Among them I was surprised to see a straited pardalote, a summer migrant who should have been well on the way to Bass Strait and crossing to the mainland by mid-autumn.
If the tiny pardalote had been in any doubt about the time to leave, the threat of snow on the high country would have finally spurred he or she on their way.
A pardalote so late in the season was not the only surprise. Scanning the shrubs and trees on one of my favourite walks, the first part of the Lenah Valley Track out of the Springs to Sphinx Rock, I caught sight of two juvenile scarlet robins.
The robins are common on the higher slopes of the mountain in spring and summer where pairs establish breeding territories, but when the weather turns colder in autumn they return to warmer wintering habit nearer the coast.

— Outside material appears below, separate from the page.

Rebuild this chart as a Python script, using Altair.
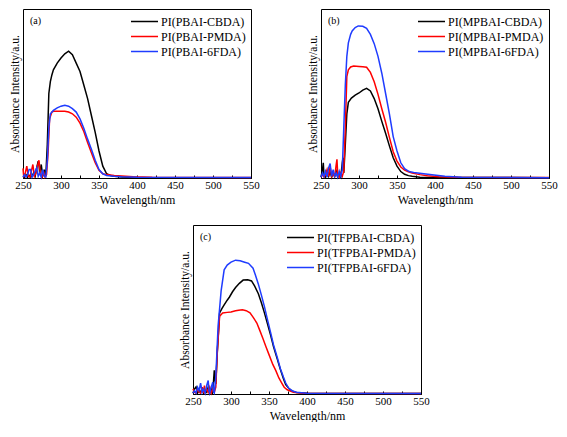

In autumn, beyond recording the departures of the summer visitors, I also take stock of what young have been produced during the year.
It’s always reassuring to see young birds on the wing, with the promise they will become parents themselves and keep the avian showcase alive and kicking for the next season, and beyond.
And here were two young scarlet robins and, more importantly, young of different ages. They were from two broods, probably from the same pair of successful breeders.
The flame robins are familiar to me from this section of track because I have monitored them there for many years. They even feature in my book, The Shy Mountain, in which I described their efforts one season to avoid the attentions of fan-tailed cuckoos, which use the robins as surrogate parents along with other species.
The juvenile scarlet robins, dropping from branch and rock perches to feed on insects, were clearly independent parents but some young were still relying on their parents for food.
A travelling party of silvereyes, like the pardalotes making a late departure for the mainland, made their way north around the escarpment forming Sphinx Rock, finding insects in clumps of blanket-bush as they went. The adults had juveniles with them, the young birds in scruffy brown plumage and still to gain the distinctive russet flanks that separates Tassie silvereyes from those of the south-west mainland in their winter grounds of southern Queensland.
And the young of non-migrants were out and about. A male and female yellow-tailed black cockatoo, with a youngster in tow, flew over my head before alighting in the upper branches of a gum-topped stringybark.
The youngster, with an incessant whining, demanded the grubs the adult cockies were plucking from a dead upper branch of the tree, and the parents obliged.
Another young bird on the wing, to join the flock of myriad species that grace our woods and forests, and paddocks, in all seasons. I watch in wonder, feeling a part of it all.